The four Hongkongers' entry took second place in the 6th Global Trajectory Optimisation Competition, organised by the Jet Propulsion Laboratory of NASA, beating teams of aerospace researchers and engineers worldwide.
The challenge accepted by 34 teams was to calculate a spaceship trajectory, flying from Jupiter, to pass near Jupiter's four largest moons - Io, Europa, Ganymede and Callisto - and map all their surfaces. The spaceship has limited fuel and a time limit of four years. Some commentators called the challenge "almost impossibly" complicated, yet the teams had just one month to study the problem and calculate their answer.
The Hongkongers scored 308 points of the maximum 324, finishing just three points behind the winning team from Italy.
The Hongkongers, all second-year physics students, were delighted to beat teams from the US Aerospace Corporation and Beijing's Tsinghua University, among others.
"I have been interested in space ever since I was small, but the stars are very far away," said team member Lawrence Chu Kin-chiu, 22. "This project makes me feel like I have a closer relationship with the cosmos."

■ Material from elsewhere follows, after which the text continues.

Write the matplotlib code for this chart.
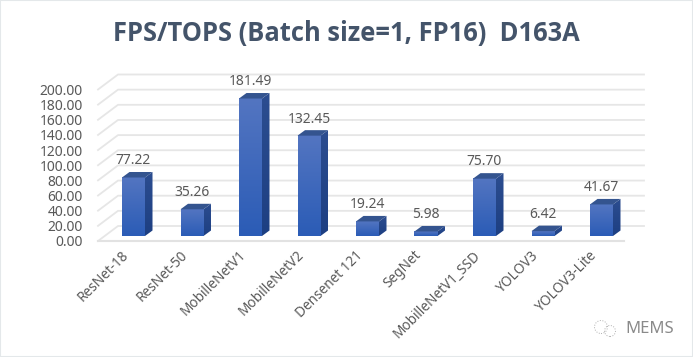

Cathie So Tsz-yan, 19, said: "I set aside my dream of becoming an astronaut when I was younger, but now I'm starting to think maybe I could engage in relevant work in this field."
The contest divided each moon into 32 "faces", much like the segmented surface of a soccer ball, for a total of 128 faces. The Hongkongers' orbit visited 115 of them, on 141 fly-bys.
The trajectory from Italy mapped each moon in turn, in contrast to the Hongkongers' strategy of switching from moon to moon and back again.
The contestants' work may be used in the 2020 Europa Jupiter System Mission, a joint Nasa-ESA effort, to explore Europa.
"Scientists are interested in knowing about [Europa] because there may be water under its ice, which means life may exist," said Yam Chit-hong, at the university's Centre for Space Science Research, who led student team.
The centre's director, Professor Chan Kwing-lam, said the government had not done enough to support space science.
"The aerospace industry in China is now at its threshold ... if Hong Kong can train capable talents in this field, they can have opportunities [to enter state-level laboratories]," he said.
The story was amended on 17 December, 2012 for the following corrections: the competition in the story was organised by the Jet Propulsion Laboratory of NASA, not jointly by NASA and ESA; the students from Hong Kong University of Science and Technology were collaborating with five researchers from the ESA in the competition; the spaceship trajectory should be "flying from Jupiter" instead of from the Earth.